╔══

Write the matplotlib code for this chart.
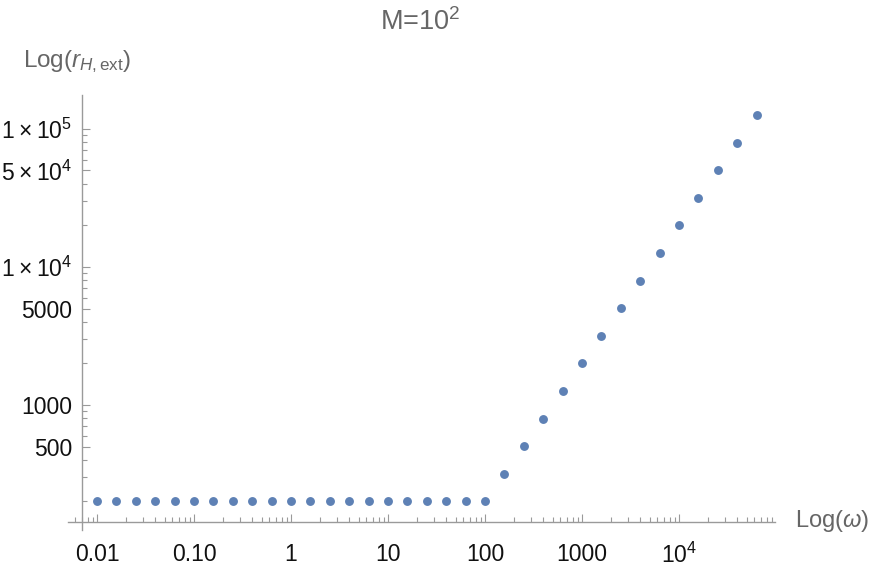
import numpy as np
import matplotlib
matplotlib.use("Agg")
import matplotlib.pyplot as plt
from matplotlib.ticker import FixedLocator, NullFormatter

plt.rcParams['font.family'] = ['Liberation Sans', 'DejaVu Sans']
plt.rcParams['mathtext.fontset'] = 'custom'
plt.rcParams['mathtext.rm'] = 'Liberation Sans'
plt.rcParams['mathtext.it'] = 'Liberation Sans:italic'
plt.rcParams['mathtext.bf'] = 'Liberation Sans:bold'

# data
omega = [0.01, 0.0158, 0.0251, 0.0398, 0.0631, 0.1, 0.158, 0.251, 0.398, 0.631,
         1, 1.58, 2.51, 3.98, 6.31, 10, 15.8, 25.1, 39.8, 63.1,
         100, 158, 251, 398, 631, 1000, 1585, 2512, 3981, 6310,
         10000, 15849, 25119, 39811, 63096]
r_ext = [200] * 21 + [316, 502, 796, 1262, 2000, 3170, 5024, 7962, 12619,
                      20000, 31698, 50238, 79621, 126191]

xticks = [0.01, 0.1, 1, 10, 100, 1000, 1e4]
xticklabels = ['0.01', '0.10', '1', '10', '100', '1000', r'10$^{4}$']
yticks = [500, 1000, 5000, 1e4, 5e4, 1e5]
yticklabels = ['500', '1000', '5000', '1\u2009×\u200910$^{4}$',
               '5\u2009×\u200910$^{4}$', '1\u2009×\u200910$^{5}$']

W, H = 872, 574
fig = plt.figure(figsize=(W / 100, H / 100), dpi=100)
# axes box in pixels: left 68, right 775, top 95, bottom 530
ax = fig.add_axes([68 / W, 1 - 530 / H, (775 - 68) / W, (530 - 95) / H])

ax.set_xscale('log')
ax.set_yscale('log')
ax.set_xlim(10 ** -2.299, 10 ** 4.99)
ax.set_ylim(10 ** 2.094, 10 ** 5.246)

ax.plot(omega, r_ext, 'o', color='#5E81B5', markersize=6.4, markeredgewidth=0, clip_on=False)

axcol = '#9a9a9a'
for s in ['top', 'right']:
    ax.spines[s].set_visible(False)
ax.spines['left'].set_position(('data', 10 ** -2.155))
ax.spines['bottom'].set_position(('data', 10 ** 2.152))
ax.spines['left'].set_color(axcol)
ax.spines['bottom'].set_color(axcol)
ax.spines['left'].set_linewidth(1.0)
ax.spines['bottom'].set_linewidth(1.0)

ax.xaxis.set_major_locator(FixedLocator(xticks))
ax.set_xticklabels(xticklabels)
xminor = [m * 10.0 ** e for e in range(-3, 5) for m in range(2, 10)]
ax.xaxis.set_minor_locator(FixedLocator(xminor))
ax.xaxis.set_minor_formatter(NullFormatter())

ax.yaxis.set_major_locator(FixedLocator(yticks))
ax.set_yticklabels(yticklabels)
yminor = [m * 10.0 ** e for e in range(2, 6) for m in range(1, 10)]
yminor = [v for v in yminor if v not in yticks]
ax.yaxis.set_minor_locator(FixedLocator(yminor))
ax.yaxis.set_minor_formatter(NullFormatter())

ax.tick_params(which='both', direction='in', color=axcol, width=0.8)
ax.tick_params(which='major', length=6)
ax.tick_params(which='minor', length=3.5)
ax.tick_params(axis='x', which='major', pad=15, labelsize=16.5, labelcolor='#111111')
ax.tick_params(axis='y', which='major', pad=7, labelsize=16.5, labelcolor='#111111')

fig.text(420 / W, 1 - 22 / H, r'M=10$^{2}$', ha='center', va='center',
         fontsize=19.5, color='#666666')
fig.text(23 / W, 1 - 62 / H, r'Log($r_{H,\mathrm{ext}}$)', ha='left', va='center',
         fontsize=17.5, color='#666666')
fig.text(795 / W, 1 - 521 / H, r'Log($\omega$)', ha='left', va='center',
         fontsize=17, color='#666666')

fig.savefig('out.png', dpi=100)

╚══

EXERCISE: Restate the material word for word from its first line through the line containing "plt.rcParams['mathtext.bf'] = 'Liberation", both included; the pictures do not belong in it.

FULL OUTPUT:
Write the matplotlib code for this chart.
import numpy as np
import matplotlib
matplotlib.use("Agg")
import matplotlib.pyplot as plt
from matplotlib.ticker import FixedLocator, NullFormatter

plt.rcParams['font.family'] = ['Liberation Sans', 'DejaVu Sans']
plt.rcParams['mathtext.fontset'] = 'custom'
plt.rcParams['mathtext.rm'] = 'Liberation Sans'
plt.rcParams['mathtext.it'] = 'Liberation Sans:italic'
plt.rcParams['mathtext.bf'] = 'Liberation Sans:bold'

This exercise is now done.